## Task to carry out
Below is a listing to transcribe in full and exactly; keep the pictures out.

## Data shown
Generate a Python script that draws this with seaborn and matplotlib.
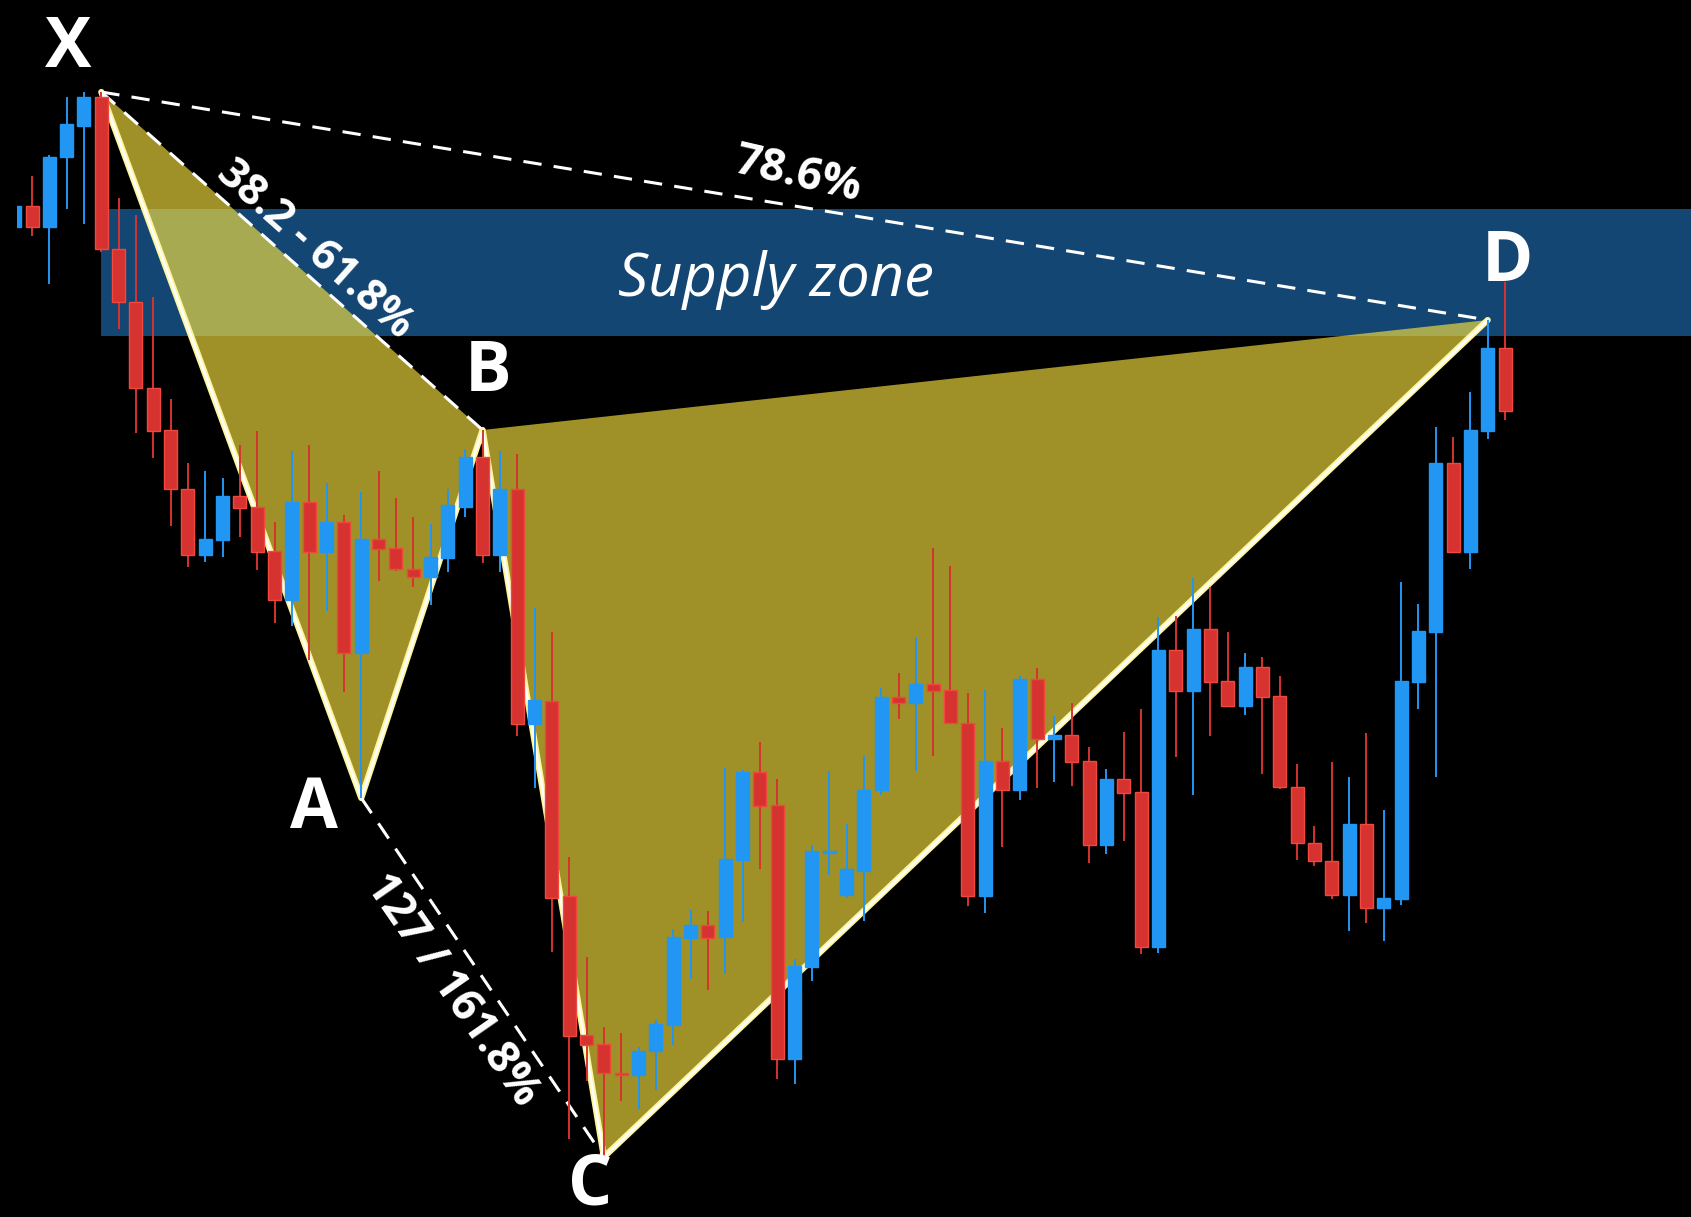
import numpy as np
import pandas as pd
import seaborn as sns
import matplotlib.pyplot as plt

# candle prices (oldest first)
opens = [990, 1011, 990, 1060, 1091, 1120, 968, 915, 829, 787,
         728, 662, 677, 721, 710, 666, 617, 715, 665, 695,
         564, 678, 669, 648, 640, 659, 710, 760, 662, 728,
         493, 516, 321, 182, 173, 144, 142, 166, 192, 279,
         292, 280, 357, 445, 412, 158, 250, 364, 322, 346,
         427, 520, 514, 533, 527, 494, 321, 456, 427, 538,
         478, 482, 456, 372, 438, 425, 270, 567, 526, 588,
         536, 511, 550, 521, 430, 374, 356, 322, 393, 309,
         318, 535, 585, 754, 665, 786, 869]
highs = [1011, 1041, 1062, 1120, 1125, 1125, 1019, 1002, 920, 818,
         754, 746, 739, 772, 786, 695, 766, 772, 734, 702,
         725, 746, 719, 700, 693, 728, 768, 787, 766, 763,
         609, 585, 360, 260, 190, 184, 170, 197, 288, 307,
         306, 449, 447, 475, 438, 258, 372, 446, 393, 461,
         529, 544, 579, 669, 651, 524, 527, 489, 541, 549,
         501, 514, 470, 448, 485, 508, 600, 601, 639, 630,
         585, 564, 560, 541, 453, 391, 455, 440, 484, 407,
         635, 613, 790, 780, 825, 897, 935]
lows = [990, 981, 933, 1008, 993, 965, 888, 784, 759, 691,
        650, 655, 660, 680, 647, 594, 591, 557, 606, 525,
        419, 636, 646, 630, 612, 645, 700, 654, 645, 481,
        429, 265, 78, 136, 60, 116, 108, 127, 172, 238,
        227, 243, 295, 348, 138, 133, 236, 342, 319, 296,
        422, 498, 446, 461, 493, 311, 304, 370, 417, 429,
        435, 431, 354, 363, 376, 263, 264, 460, 422, 481,
        510, 502, 443, 428, 357, 351, 318, 286, 294, 276,
        312, 508, 440, 665, 648, 778, 797]
closes = [1011, 990, 1060, 1093, 1120, 968, 915, 829, 786, 728,
          662, 678, 721, 709, 665, 617, 715, 665, 695, 564,
          678, 668, 648, 640, 660, 712, 760, 662, 728, 493,
          517, 319, 181, 172, 144, 142, 166, 193, 280, 292,
          279, 358, 445, 411, 158, 251, 366, 366, 348, 427,
          520, 514, 533, 526, 494, 321, 456, 427, 538, 478,
          482, 455, 372, 438, 424, 270, 567, 526, 588, 535,
          511, 550, 520, 430, 374, 356, 322, 393, 309, 319,
          536, 586, 754, 665, 787, 869, 806]

# harmonic pattern pivots: candle index and whether it is a high or a low
pivot_names = ["X", "A", "B", "C", "D"]
pivot_index = [5, 20, 27, 34, 85]
pivot_is_high = [True, False, True, False, True]

# supply zone price band
zone_low, zone_high = 881, 1008

df = pd.DataFrame({"o": opens, "h": highs, "l": lows, "c": closes})
df["i"] = np.arange(len(df))
df["up"] = df["c"] >= df["o"]

blue = "#2196f3"
red = "#d63330"
red_edge = "#f0483c"
olive = "#fee63f"
zone_col = "#134672"

sns.set_theme(style="dark", rc={"axes.facecolor": "black", "figure.facecolor": "black"})

fig = plt.figure(figsize=(16.91, 12.17), dpi=100)
ax = fig.add_axes([17 / 1691, 0, 1 - 17 / 1691, 1])
ax.set_xlim(0.134, 96.73)
ax.set_ylim(0, 1217)
ax.axis("off")

# supply zone
ax.fill_between([pivot_index[0], 200], zone_low, zone_high, color=zone_col, lw=0, zorder=1)

px = np.array(pivot_index)
py = np.array([df["h"][i] if hi else df["l"][i] for i, hi in zip(pivot_index, pivot_is_high)])

# pattern triangles
ax.fill(px[[0, 1, 2]], py[[0, 1, 2]], color=olive, alpha=0.63, lw=0, zorder=2)
ax.fill(px[[2, 3, 4]], py[[2, 3, 4]], color=olive, alpha=0.63, lw=0, zorder=2)

path = pd.DataFrame({"x": px, "y": py})
sns.lineplot(data=path, x="x", y="y", sort=False, color="#fff59d", lw=4.5, ax=ax, zorder=3)
sns.lineplot(data=path, x="x", y="y", sort=False, color="white", lw=1.8, ax=ax, zorder=3)

# dashed retracement lines
for a, b in [(0, 2), (0, 4), (1, 3)]:
    ax.plot(px[[a, b]], py[[a, b]], color="white", lw=2.2, dashes=(6, 4), zorder=4)

# candles
cols = np.where(df["up"], blue, red)
edges = np.where(df["up"], blue, red_edge)
ax.vlines(df["i"], df["l"], df["h"], colors=cols, lw=1.4, zorder=5)
body_lo = df[["o", "c"]].min(axis=1)
body_hi = df[["o", "c"]].max(axis=1)
ax.bar(df["i"], np.maximum(body_hi - body_lo, 2), bottom=body_lo, width=0.75,
       color=cols, edgecolor=edges, lw=1.0, zorder=6)

# pivot letters
offsets = [(-24, 31), (-34, -9), (4, 41), (-10, -21), (14, 41)]
for name, x, y, off in zip(pivot_names, px, py, offsets):
    ax.annotate(name, (x, y), xytext=off, textcoords="offset points", ha="center", va="center",
                color="white", fontsize=50, fontweight="bold", family="Open Sans", zorder=8)

ax.text(17.3, 968, "38.2 - 61.8%", rotation=-41.6, ha="center", va="center", color="white",
        fontsize=31, fontweight="bold", family="Open Sans", zorder=8)
ax.text(45.2, 1042, "78.6%", rotation=-13, ha="center", va="center", color="white",
        fontsize=32, fontweight="bold", family="Open Sans", zorder=8)
ax.text(25.2, 227, "127 / 161.8%", rotation=-55.3, ha="center", va="center", color="white",
        fontsize=32, fontweight="bold", family="Open Sans", zorder=8)
ax.text(43.9, 937, "Supply zone", ha="center", va="center", color="white",
        fontsize=43, style="italic", family="Open Sans", zorder=8)

fig.savefig("out.png", dpi=100, facecolor="black")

## Response for this exercise
Generate a Python script that draws this with seaborn and matplotlib.
import numpy as np
import pandas as pd
import seaborn as sns
import matplotlib.pyplot as plt

# candle prices (oldest first)
opens = [990, 1011, 990, 1060, 1091, 1120, 968, 915, 829, 787,
         728, 662, 677, 721, 710, 666, 617, 715, 665, 695,
         564, 678, 669, 648, 640, 659, 710, 760, 662, 728,
         493, 516, 321, 182, 173, 144, 142, 166, 192, 279,
         292, 280, 357, 445, 412, 158, 250, 364, 322, 346,
         427, 520, 514, 533, 527, 494, 321, 456, 427, 538,
         478, 482, 456, 372, 438, 425, 270, 567, 526, 588,
         536, 511, 550, 521, 430, 374, 356, 322, 393, 309,
         318, 535, 585, 754, 665, 786, 869]
highs = [1011, 1041, 1062, 1120, 1125, 1125, 1019, 1002, 920, 818,
         754, 746, 739, 772, 786, 695, 766, 772, 734, 702,
         725, 746, 719, 700, 693, 728, 768, 787, 766, 763,
         609, 585, 360, 260, 190, 184, 170, 197, 288, 307,
         306, 449, 447, 475, 438, 258, 372, 446, 393, 461,
         529, 544, 579, 669, 651, 524, 527, 489, 541, 549,
         501, 514, 470, 448, 485, 508, 600, 601, 639, 630,
         585, 564, 560, 541, 453, 391, 455, 440, 484, 407,
         635, 613, 790, 780, 825, 897, 935]
lows = [990, 981, 933, 1008, 993, 965, 888, 784, 759, 691,
        650, 655, 660, 680, 647, 594, 591, 557, 606, 525,
        419, 636, 646, 630, 612, 645, 700, 654, 645, 481,
        429, 265, 78, 136, 60, 116, 108, 127, 172, 238,
        227, 243, 295, 348, 138, 133, 236, 342, 319, 296,
        422, 498, 446, 461, 493, 311, 304, 370, 417, 429,
        435, 431, 354, 363, 376, 263, 264, 460, 422, 481,
        510, 502, 443, 428, 357, 351, 318, 286, 294, 276,
        312, 508, 440, 665, 648, 778, 797]
closes = [1011, 990, 1060, 1093, 1120, 968, 915, 829, 786, 728,
          662, 678, 721, 709, 665, 617, 715, 665, 695, 564,
          678, 668, 648, 640, 660, 712, 760, 662, 728, 493,
          517, 319, 181, 172, 144, 142, 166, 193, 280, 292,
          279, 358, 445, 411, 158, 251, 366, 366, 348, 427,
          520, 514, 533, 526, 494, 321, 456, 427, 538, 478,
          482, 455, 372, 438, 424, 270, 567, 526, 588, 535,
          511, 550, 520, 430, 374, 356, 322, 393, 309, 319,
          536, 586, 754, 665, 787, 869, 806]

# harmonic pattern pivots: candle index and whether it is a high or a low
pivot_names = ["X", "A", "B", "C", "D"]
pivot_index = [5, 20, 27, 34, 85]
pivot_is_high = [True, False, True, False, True]

# supply zone price band
zone_low, zone_high = 881, 1008

df = pd.DataFrame({"o": opens, "h": highs, "l": lows, "c": closes})
df["i"] = np.arange(len(df))
df["up"] = df["c"] >= df["o"]

blue = "#2196f3"
red = "#d63330"
red_edge = "#f0483c"
olive = "#fee63f"
zone_col = "#134672"

sns.set_theme(style="dark", rc={"axes.facecolor": "black", "figure.facecolor": "black"})

fig = plt.figure(figsize=(16.91, 12.17), dpi=100)
ax = fig.add_axes([17 / 1691, 0, 1 - 17 / 1691, 1])
ax.set_xlim(0.134, 96.73)
ax.set_ylim(0, 1217)
ax.axis("off")

# supply zone
ax.fill_between([pivot_index[0], 200], zone_low, zone_high, color=zone_col, lw=0, zorder=1)

px = np.array(pivot_index)
py = np.array([df["h"][i] if hi else df["l"][i] for i, hi in zip(pivot_index, pivot_is_high)])

# pattern triangles
ax.fill(px[[0, 1, 2]], py[[0, 1, 2]], color=olive, alpha=0.63, lw=0, zorder=2)
ax.fill(px[[2, 3, 4]], py[[2, 3, 4]], color=olive, alpha=0.63, lw=0, zorder=2)

path = pd.DataFrame({"x": px, "y": py})
sns.lineplot(data=path, x="x", y="y", sort=False, color="#fff59d", lw=4.5, ax=ax, zorder=3)
sns.lineplot(data=path, x="x", y="y", sort=False, color="white", lw=1.8, ax=ax, zorder=3)

# dashed retracement lines
for a, b in [(0, 2), (0, 4), (1, 3)]:
    ax.plot(px[[a, b]], py[[a, b]], color="white", lw=2.2, dashes=(6, 4), zorder=4)

# candles
cols = np.where(df["up"], blue, red)
edges = np.where(df["up"], blue, red_edge)
ax.vlines(df["i"], df["l"], df["h"], colors=cols, lw=1.4, zorder=5)
body_lo = df[["o", "c"]].min(axis=1)
body_hi = df[["o", "c"]].max(axis=1)
ax.bar(df["i"], np.maximum(body_hi - body_lo, 2), bottom=body_lo, width=0.75,
       color=cols, edgecolor=edges, lw=1.0, zorder=6)

# pivot letters
offsets = [(-24, 31), (-34, -9), (4, 41), (-10, -21), (14, 41)]
for name, x, y, off in zip(pivot_names, px, py, offsets):
    ax.annotate(name, (x, y), xytext=off, textcoords="offset points", ha="center", va="center",
                color="white", fontsize=50, fontweight="bold", family="Open Sans", zorder=8)

ax.text(17.3, 968, "38.2 - 61.8%", rotation=-41.6, ha="center", va="center", color="white",
        fontsize=31, fontweight="bold", family="Open Sans", zorder=8)
ax.text(45.2, 1042, "78.6%", rotation=-13, ha="center", va="center", color="white",
        fontsize=32, fontweight="bold", family="Open Sans", zorder=8)
ax.text(25.2, 227, "127 / 161.8%", rotation=-55.3, ha="center", va="center", color="white",
        fontsize=32, fontweight="bold", family="Open Sans", zorder=8)
ax.text(43.9, 937, "Supply zone", ha="center", va="center", color="white",
        fontsize=43, style="italic", family="Open Sans", zorder=8)

fig.savefig("out.png", dpi=100, facecolor="black")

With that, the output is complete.